Guster
w/ Mason Jennings
Thurs. Feb. 15
8 p.m.
$18 (adv.)
The Plex
2390 W. Aviation Ave.
225-PLEX
www.theplexonline.com
www.guster.com
Some bands get together in college as a hobby, a way to pass the time between Ultimate Frisbee matches and stealing silverware from the dining hall. Then there are the young players who form an unbreakable kinship with their fellow musicians, a mounting tide of ambition coupled with performances that only get more fun, until the group finds that the momentum behind their efforts has developed into its own affable monster, rendering those hard-earned psychology degrees as useful as the empty toilet paper roll in a dingy club’s bathroom.
When the three original members of Guster met at freshman orientation at Tufts University in 1991, armed with only two acoustic guitars, a set of bongo drums, and three wildly subversive senses of humor, little did they know that they would eventually find themselves travelling across the world, covering everyone from The Band to Randy Newman on tribute CDs, and sharing stages with acts as diverse as Barenaked Ladies, Dave Matthews Band, Kansas, and … Kid Rock?
“In the late ’90s, we went to Florida to play this alt-rock festival, back when ‘Airport Song’ [from 1997’s Goldfly] got popular on the radio, that was full of those, like, muppet rockers who were all there to see Kid Rock,” says hearty-handed drummer Brian Rosenworcel. “So we flew in from Boston, got up on stage to play with rented gear, and the entire crowd was giving us the middle finger, so we played ‘I Wanna Be Sedated’ and it was just acoustic guitar and conga … it was the worst show. I’ll never forgive someone for that. Incongruent is the word I would use.”
Of course, if you were already a fan of Guster, you’d have read all about this on their road journal at www.guster.com, where Rosenworcel (a.k.a. The Thundergod) — not content to simply mash his hands into a literal bloody pulp in his thrashing on the hand drums — has condensed the band’s road adventures into succulent morsels of hilarity for going on 10 years now.
Joining Rosenworcel on the road and on stage are his two fellow Tufties, guitarists/singers Ryan Miller and Adam Gardner, plus “secret weapon,” Nashville-based multi-instrumentalist, songwriter, and all-around good guy Joe Pisapia, who became the Communion to Guster’s challah after he presented them with a copy of his band’s phenomenal, underappreciated full-length, Around the Year with Joe, Marc’s Brother in 2000.
Last year, the group released their fifth studio LP, Ganging Up on the Sun (Reprise), which contains flourishes of keyboards, horns, harmonica, and even an honest-to-God drum kit, which, when Rosenworcel first started using one in 2003, was anathema to some of the band’s longtime fans.
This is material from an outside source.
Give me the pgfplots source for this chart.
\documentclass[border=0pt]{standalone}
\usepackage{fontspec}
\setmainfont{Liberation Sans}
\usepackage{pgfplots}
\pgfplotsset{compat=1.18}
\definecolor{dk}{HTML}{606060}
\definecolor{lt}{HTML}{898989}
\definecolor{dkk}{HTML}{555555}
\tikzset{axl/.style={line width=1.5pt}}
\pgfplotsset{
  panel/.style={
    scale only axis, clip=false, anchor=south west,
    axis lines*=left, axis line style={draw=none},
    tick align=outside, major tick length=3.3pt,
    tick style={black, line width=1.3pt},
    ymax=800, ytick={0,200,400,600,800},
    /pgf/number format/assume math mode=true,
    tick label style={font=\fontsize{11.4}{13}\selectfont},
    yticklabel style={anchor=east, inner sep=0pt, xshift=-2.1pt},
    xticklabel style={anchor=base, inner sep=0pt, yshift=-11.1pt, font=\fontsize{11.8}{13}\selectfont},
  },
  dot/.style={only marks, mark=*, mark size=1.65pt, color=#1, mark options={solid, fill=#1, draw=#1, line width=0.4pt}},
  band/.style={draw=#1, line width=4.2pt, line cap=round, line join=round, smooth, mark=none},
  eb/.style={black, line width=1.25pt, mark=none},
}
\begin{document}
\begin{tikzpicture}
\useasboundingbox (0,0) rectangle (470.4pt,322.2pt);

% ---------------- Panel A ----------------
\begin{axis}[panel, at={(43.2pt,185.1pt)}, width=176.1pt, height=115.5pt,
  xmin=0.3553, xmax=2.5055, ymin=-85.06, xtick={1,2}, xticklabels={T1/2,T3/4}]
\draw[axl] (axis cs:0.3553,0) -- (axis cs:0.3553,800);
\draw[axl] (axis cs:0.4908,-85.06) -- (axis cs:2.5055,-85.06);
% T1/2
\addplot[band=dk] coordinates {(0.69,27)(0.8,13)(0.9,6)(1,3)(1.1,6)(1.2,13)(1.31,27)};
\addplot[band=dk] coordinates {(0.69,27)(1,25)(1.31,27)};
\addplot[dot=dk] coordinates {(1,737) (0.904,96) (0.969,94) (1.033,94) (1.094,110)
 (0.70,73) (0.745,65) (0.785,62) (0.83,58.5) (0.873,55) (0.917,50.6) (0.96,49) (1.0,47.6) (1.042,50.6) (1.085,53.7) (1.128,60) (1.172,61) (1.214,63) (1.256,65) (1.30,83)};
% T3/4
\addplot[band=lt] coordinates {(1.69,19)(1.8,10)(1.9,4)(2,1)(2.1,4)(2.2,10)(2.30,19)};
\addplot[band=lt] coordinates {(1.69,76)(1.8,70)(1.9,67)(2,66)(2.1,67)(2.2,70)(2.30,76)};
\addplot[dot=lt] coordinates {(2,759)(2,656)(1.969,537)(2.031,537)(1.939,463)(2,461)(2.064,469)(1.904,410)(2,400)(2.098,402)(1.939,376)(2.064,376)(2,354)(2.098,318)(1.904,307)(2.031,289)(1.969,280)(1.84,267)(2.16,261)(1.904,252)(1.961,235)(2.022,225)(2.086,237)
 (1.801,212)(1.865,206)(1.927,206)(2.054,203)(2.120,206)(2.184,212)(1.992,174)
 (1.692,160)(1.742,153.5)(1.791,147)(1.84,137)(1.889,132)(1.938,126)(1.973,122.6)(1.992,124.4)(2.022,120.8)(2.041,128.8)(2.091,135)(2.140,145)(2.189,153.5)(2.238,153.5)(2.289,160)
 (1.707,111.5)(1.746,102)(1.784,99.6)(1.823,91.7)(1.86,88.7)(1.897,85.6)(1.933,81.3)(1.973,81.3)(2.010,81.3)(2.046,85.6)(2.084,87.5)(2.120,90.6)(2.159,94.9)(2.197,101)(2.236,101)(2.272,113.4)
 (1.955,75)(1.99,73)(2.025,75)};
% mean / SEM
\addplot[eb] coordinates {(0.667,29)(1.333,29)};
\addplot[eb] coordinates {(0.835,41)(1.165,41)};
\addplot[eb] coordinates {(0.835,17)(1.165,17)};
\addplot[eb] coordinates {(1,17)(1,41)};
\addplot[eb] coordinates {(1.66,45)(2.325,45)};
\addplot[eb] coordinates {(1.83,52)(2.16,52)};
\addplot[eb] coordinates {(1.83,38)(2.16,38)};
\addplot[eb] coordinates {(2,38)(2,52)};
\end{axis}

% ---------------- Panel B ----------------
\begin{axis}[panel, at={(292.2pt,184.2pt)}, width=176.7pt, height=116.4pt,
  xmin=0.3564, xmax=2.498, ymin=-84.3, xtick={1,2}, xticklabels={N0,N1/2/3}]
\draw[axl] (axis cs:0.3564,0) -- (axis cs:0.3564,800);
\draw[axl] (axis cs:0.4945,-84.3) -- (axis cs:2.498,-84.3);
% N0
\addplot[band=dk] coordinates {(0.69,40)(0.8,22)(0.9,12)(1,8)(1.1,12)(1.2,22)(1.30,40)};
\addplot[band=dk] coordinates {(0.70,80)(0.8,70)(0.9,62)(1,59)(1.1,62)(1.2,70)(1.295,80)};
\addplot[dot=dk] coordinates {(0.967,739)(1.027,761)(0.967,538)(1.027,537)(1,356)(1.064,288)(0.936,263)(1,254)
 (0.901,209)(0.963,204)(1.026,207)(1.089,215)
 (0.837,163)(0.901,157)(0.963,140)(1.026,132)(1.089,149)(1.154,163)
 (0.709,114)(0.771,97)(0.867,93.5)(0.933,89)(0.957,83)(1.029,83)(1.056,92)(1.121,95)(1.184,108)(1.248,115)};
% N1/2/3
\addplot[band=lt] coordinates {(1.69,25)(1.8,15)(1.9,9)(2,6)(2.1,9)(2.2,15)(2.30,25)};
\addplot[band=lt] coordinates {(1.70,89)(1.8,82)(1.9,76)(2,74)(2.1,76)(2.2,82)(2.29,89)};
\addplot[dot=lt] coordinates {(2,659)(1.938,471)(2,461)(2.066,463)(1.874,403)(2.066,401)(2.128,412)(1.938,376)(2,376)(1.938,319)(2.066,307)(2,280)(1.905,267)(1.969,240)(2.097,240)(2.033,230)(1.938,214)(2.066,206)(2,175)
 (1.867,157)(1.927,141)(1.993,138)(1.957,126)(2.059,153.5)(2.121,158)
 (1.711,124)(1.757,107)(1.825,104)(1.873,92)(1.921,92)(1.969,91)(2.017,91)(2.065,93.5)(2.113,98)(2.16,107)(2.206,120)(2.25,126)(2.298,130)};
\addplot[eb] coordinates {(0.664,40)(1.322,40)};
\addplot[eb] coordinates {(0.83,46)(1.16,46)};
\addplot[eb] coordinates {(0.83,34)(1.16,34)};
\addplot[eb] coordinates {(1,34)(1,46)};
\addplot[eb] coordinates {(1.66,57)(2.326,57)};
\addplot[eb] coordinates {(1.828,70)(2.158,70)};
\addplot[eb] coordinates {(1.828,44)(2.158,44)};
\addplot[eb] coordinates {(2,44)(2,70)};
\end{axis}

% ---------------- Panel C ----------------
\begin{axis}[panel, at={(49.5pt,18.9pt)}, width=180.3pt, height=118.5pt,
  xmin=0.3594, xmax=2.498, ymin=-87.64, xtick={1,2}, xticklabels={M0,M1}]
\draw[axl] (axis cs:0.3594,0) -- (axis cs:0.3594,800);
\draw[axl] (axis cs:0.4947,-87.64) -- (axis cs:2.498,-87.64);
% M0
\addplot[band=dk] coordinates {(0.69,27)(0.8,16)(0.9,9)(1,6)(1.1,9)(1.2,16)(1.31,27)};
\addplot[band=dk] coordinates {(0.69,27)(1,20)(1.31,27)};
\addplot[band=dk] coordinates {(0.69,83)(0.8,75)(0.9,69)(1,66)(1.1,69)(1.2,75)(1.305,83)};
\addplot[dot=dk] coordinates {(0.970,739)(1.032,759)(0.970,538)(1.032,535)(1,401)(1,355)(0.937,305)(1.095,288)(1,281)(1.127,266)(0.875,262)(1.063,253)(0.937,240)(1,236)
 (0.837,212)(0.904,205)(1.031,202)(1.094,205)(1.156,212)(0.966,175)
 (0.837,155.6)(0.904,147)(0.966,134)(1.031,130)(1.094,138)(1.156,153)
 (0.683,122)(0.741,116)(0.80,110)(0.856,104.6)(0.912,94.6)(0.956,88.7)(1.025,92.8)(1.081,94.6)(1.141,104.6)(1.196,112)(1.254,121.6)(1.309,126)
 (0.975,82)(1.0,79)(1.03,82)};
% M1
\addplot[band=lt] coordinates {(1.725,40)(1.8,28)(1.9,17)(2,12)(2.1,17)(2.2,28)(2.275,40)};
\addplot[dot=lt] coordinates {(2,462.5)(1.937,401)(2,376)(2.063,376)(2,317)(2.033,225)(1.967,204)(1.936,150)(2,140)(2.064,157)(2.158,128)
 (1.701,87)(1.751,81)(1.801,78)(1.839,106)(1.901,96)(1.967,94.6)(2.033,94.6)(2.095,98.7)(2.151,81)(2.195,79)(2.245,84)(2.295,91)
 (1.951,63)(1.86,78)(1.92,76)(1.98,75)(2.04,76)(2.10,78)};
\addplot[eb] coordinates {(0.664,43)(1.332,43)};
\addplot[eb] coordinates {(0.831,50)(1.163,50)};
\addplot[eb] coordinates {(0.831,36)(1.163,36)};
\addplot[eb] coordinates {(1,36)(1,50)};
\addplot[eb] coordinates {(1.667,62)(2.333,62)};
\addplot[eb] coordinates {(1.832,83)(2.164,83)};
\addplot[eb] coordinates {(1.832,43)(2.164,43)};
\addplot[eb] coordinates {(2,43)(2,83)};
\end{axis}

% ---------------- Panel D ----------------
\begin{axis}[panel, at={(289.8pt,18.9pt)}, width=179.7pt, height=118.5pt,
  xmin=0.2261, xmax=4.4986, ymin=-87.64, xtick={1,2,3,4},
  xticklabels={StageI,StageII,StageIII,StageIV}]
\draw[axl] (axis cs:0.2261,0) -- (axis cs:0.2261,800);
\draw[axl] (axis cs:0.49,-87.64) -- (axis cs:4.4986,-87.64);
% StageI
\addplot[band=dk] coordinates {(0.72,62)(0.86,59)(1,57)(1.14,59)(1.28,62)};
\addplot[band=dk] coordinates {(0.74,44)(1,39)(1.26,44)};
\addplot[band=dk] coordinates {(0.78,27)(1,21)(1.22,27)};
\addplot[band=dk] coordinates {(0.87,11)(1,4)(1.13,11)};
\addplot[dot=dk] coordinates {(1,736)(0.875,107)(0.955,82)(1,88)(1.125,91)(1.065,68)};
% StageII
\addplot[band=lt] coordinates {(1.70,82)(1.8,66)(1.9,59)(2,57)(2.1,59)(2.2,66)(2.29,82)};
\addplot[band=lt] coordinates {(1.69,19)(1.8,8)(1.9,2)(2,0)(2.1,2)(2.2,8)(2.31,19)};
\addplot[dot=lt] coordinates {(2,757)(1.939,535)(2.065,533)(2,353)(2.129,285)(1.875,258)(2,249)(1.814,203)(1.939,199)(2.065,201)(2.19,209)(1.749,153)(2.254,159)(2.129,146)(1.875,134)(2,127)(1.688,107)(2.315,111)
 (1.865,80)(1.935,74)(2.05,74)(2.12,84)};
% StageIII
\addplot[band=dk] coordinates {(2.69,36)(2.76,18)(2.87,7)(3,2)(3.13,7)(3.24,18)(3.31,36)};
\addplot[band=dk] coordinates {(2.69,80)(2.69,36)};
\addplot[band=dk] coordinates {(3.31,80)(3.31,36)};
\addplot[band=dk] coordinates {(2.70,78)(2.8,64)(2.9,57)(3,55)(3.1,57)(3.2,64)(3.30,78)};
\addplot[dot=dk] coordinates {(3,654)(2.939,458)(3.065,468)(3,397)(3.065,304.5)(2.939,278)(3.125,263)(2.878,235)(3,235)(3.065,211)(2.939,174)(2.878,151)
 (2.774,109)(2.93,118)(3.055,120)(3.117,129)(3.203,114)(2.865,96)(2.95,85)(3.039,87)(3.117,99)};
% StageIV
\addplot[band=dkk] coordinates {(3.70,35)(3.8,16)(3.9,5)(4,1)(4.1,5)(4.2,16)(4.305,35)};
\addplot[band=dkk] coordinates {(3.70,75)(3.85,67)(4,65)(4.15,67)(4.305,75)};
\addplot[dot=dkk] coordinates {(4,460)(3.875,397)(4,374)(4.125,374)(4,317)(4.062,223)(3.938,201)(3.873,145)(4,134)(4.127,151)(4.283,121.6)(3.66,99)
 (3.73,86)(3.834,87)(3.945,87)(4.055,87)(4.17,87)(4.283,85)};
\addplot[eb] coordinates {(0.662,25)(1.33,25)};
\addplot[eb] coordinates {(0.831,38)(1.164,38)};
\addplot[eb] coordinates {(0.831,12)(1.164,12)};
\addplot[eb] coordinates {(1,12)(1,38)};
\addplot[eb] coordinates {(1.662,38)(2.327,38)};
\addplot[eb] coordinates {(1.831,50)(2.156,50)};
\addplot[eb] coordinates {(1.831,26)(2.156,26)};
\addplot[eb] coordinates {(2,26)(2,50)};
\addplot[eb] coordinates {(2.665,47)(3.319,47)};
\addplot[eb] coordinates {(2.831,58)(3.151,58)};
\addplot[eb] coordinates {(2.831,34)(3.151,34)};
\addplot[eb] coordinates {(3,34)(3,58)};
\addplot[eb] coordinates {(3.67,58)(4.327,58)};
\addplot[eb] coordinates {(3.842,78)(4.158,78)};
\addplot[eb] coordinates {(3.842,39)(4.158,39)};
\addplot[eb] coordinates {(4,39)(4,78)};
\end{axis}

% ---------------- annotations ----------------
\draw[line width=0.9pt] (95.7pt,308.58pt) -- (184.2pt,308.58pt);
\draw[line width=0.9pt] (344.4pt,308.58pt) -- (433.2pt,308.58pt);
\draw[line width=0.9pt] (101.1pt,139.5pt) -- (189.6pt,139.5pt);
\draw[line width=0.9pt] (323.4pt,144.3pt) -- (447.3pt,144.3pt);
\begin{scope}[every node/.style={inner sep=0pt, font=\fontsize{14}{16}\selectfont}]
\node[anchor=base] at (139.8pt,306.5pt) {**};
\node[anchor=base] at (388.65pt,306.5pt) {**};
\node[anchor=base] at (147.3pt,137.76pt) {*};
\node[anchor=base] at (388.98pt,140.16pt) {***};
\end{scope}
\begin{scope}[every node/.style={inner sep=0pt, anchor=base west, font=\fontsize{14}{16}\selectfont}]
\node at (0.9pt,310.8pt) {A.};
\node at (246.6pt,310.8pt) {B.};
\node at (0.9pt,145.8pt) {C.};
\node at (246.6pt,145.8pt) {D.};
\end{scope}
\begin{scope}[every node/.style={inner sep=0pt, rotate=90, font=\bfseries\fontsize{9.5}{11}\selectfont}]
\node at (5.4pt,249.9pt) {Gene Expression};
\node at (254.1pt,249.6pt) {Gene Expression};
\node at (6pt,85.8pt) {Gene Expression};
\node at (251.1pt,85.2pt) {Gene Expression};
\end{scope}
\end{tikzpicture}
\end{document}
“We made Lost and Gone Forever [released in 1999], which was a full record of acoustic guitars and conga drums … and we’d finally pulled it off without any studio musicians or any sort of compromise of our signature sound which we’d been building up and after we did that, we sat down to make another record and we were like, ‘Let’s do something different,'” Rosenworcel says, “so I learned how to play drum kit and Ryan learned how to play bass and we’ve slowly been learning how to be a band that has no rules as far as instrumentation. I know it’s difficult for people from the Goldfly era to get their minds around it sometimes. We’ve just gotta make music we’re excited to make.”